Le sondage publié ce matin dans Le Journal démontre que les deux solitudes se portent encore très bien au Québec.
Soixante-trois pour cent des anglophones québécois considéreraient que les francophones ne font pas d’efforts pour s’intéresser à leur réalité. C’est au point où 60 % d’entre eux ont déjà envisagé d’aller vivre dans une autre province.
Pire encore, c’est chez les jeunes qu’on voit le plus de pessimisme par rapport aux relations entre les deux groupes. Quarante-neuf pour cent des moins de 35 ans ressentent ces rapports comme conflictuels et 34 % croient que la situation s’envenime.
Ils auraient trouvé les temps durs à l’époque de « McGill français », ceux-là !
Privilégiés ?
Comment peut-on en arriver là, alors que la loi 101 s’étiole depuis des décennies et que l’option souverainiste va de creux historique en creux historique ? N’était-il pas permis de penser que le Québec vivrait en paix linguistique ?
Il faut d’abord dire que ce qui compliquera toujours les rapports entre les anglophones et les francophones, c’est qu’ils s’échangent tour à tour les rôles de minoritaires et de majoritaires, selon que l’on parte d’une perspective québécoise ou canadienne et continentale.
Dans les discussions sur l’intégration et l’inclusion, on invite souvent les descendants des Canadiens français à prendre conscience de leur statut de privilégiés, des concepts populaires à Concordia, à McGill, mais aussi à l’UQAM. Les jeunes sont sensibles à ce discours, en plus de participer à des débats en ligne qui, s’ils n’ont pas la même violence que les manifestations contre le bill 63, surviennent plus régulièrement dans leur quotidien.
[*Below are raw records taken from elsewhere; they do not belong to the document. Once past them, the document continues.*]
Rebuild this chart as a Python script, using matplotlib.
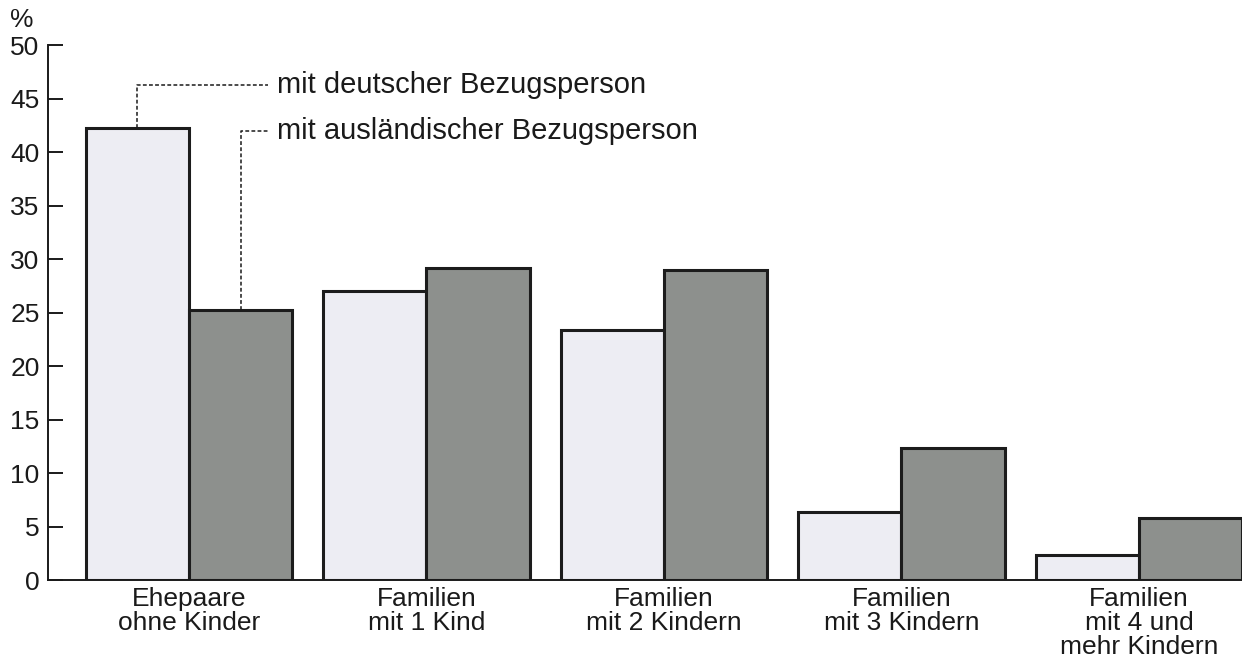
import matplotlib.pyplot as plt
import numpy as np

plt.rcParams['font.family'] = ['Liberation Sans', 'DejaVu Sans']

categories = ['Ehepaare\nohne Kinder', 'Familien\nmit 1 Kind', 'Familien\nmit 2 Kindern',
              'Familien\nmit 3 Kindern', 'Familien\nmit 4 und\nmehr Kindern']
deutsch = [42.2, 27.0, 23.4, 6.4, 2.3]
auslaendisch = [25.2, 29.2, 29.0, 12.3, 5.8]
series_labels = ['mit deutscher Bezugsperson', 'mit ausländischer Bezugsperson']

light = '#ededf3'
dark = '#8d908d'
edge = '#1c1c1c'
txt = '#1a1a1a'
width = 0.434

fig = plt.figure(figsize=(12.42, 6.6), dpi=100)
ax = fig.add_axes([0.0386, 0.1212, 0.9614, 0.8106])

x = np.arange(len(categories))
b1 = ax.bar(x - width / 2, deutsch, width, color=light, edgecolor=edge, linewidth=2.2, zorder=2)
b2 = ax.bar(x + width / 2, auslaendisch, width, color=dark, edgecolor=edge, linewidth=2.2, zorder=2)

ax.set_xlim(-0.594, 4.434)
ax.set_ylim(0, 50)
ax.set_yticks(range(0, 51, 5))
ax.set_xticks(x)
ax.set_xticklabels(categories, fontsize=19, linespacing=1.0, color=txt)
ax.tick_params(axis='x', length=0, pad=5)
ax.tick_params(axis='y', direction='in', length=11, width=1.4, labelsize=19,
               pad=6, colors=txt)

for s in ['top', 'right']:
    ax.spines[s].set_visible(False)
for s in ['left', 'bottom']:
    ax.spines[s].set_linewidth(1.4)
    ax.spines[s].set_color(txt)
ax.spines['left'].set_bounds(0, 50)

fig.text(10 / 1242, 1 - 8 / 660, '%', fontsize=19, ha='left', va='top', color=txt)

# Beschriftung mit gestrichelten Linien
line_x_end = 0.333
text_x = 0.372
for bar, val, ly, label in [(b1[0], deutsch[0], 46.3, series_labels[0]),
                             (b2[0], auslaendisch[0], 42.0, series_labels[1])]:
    cx = bar.get_x() + bar.get_width() / 2
    ax.plot([cx, cx, line_x_end], [val, ly, ly], ls=(0, (2.5, 1.5)), lw=1.1, color=txt,
            clip_on=False)
    ax.text(text_x, ly, label, fontsize=21, va='center', ha='left', color=txt)

plt.savefig('out.png', dpi=100)
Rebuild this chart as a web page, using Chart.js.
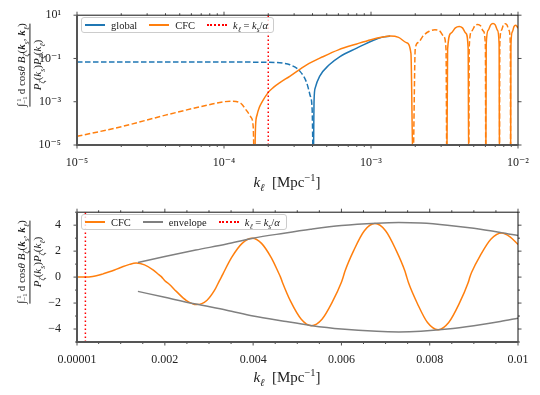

D’où la perception que tout empire.
Pourtant, les anglophones oublient de se rappeler qu’ils appartiennent à l’ensemble culturel le plus puissant de la planète. Bref, on entendra encore parler anglais à Montréal dans 100 ans. Pour le français, c’est moins sûr.
Le déclin
En même temps, c’est facile d’asséner que les anglophones du Québec forment la minorité la mieux protégée de la planète, avec leurs hôpitaux et leur réseau scolaire. Alors que pour les Québécois francophones, la défense de leur langue et de leur identité s’inscrit dans le récit d’une lente reconquête qui doit désormais être célébrée, pour les anglophones, l’histoire est tout autre.
On l’oublie souvent, mais les plus grandes villes du Québec étaient majoritairement anglaises jusqu’à la fin du 19e siècle. L’exode rural, qui n’a pas eu lieu que vers les États-Unis, a ramené les Canadiens français vers Montréal et Québec et c’est avec la Révolution tranquille que leur prise de contrôle s’est confirmée.
Pour les jeunes anglophones, branchés sur la manière dont ça se passe ailleurs davantage que ne l’étaient leurs ancêtres, il n’est pas étonnant qu’il en découle une frustration de devoir composer avec une autre langue.
Pourtant, il ne faut pas s’y tromper, c’est une richesse. Les anglophones sont nombreux à affirmer que ce qui les pousse à aimer le Québec, c’est son bilinguisme et son multiculturalisme.
Or, la diversité existe dans toutes les cités nord-américaines et l’anglais est présent partout. La valeur ajoutée du Québec en général et de Montréal en particulier, c’est leur visage français.
Le grand échec de nos politiques linguistiques, c’est de ne pas avoir réussi à convaincre tous les Québécois, dont les anglophones, que c’était une richesse. Et surtout que c’est son caractère fragile qui la rend si précieuse.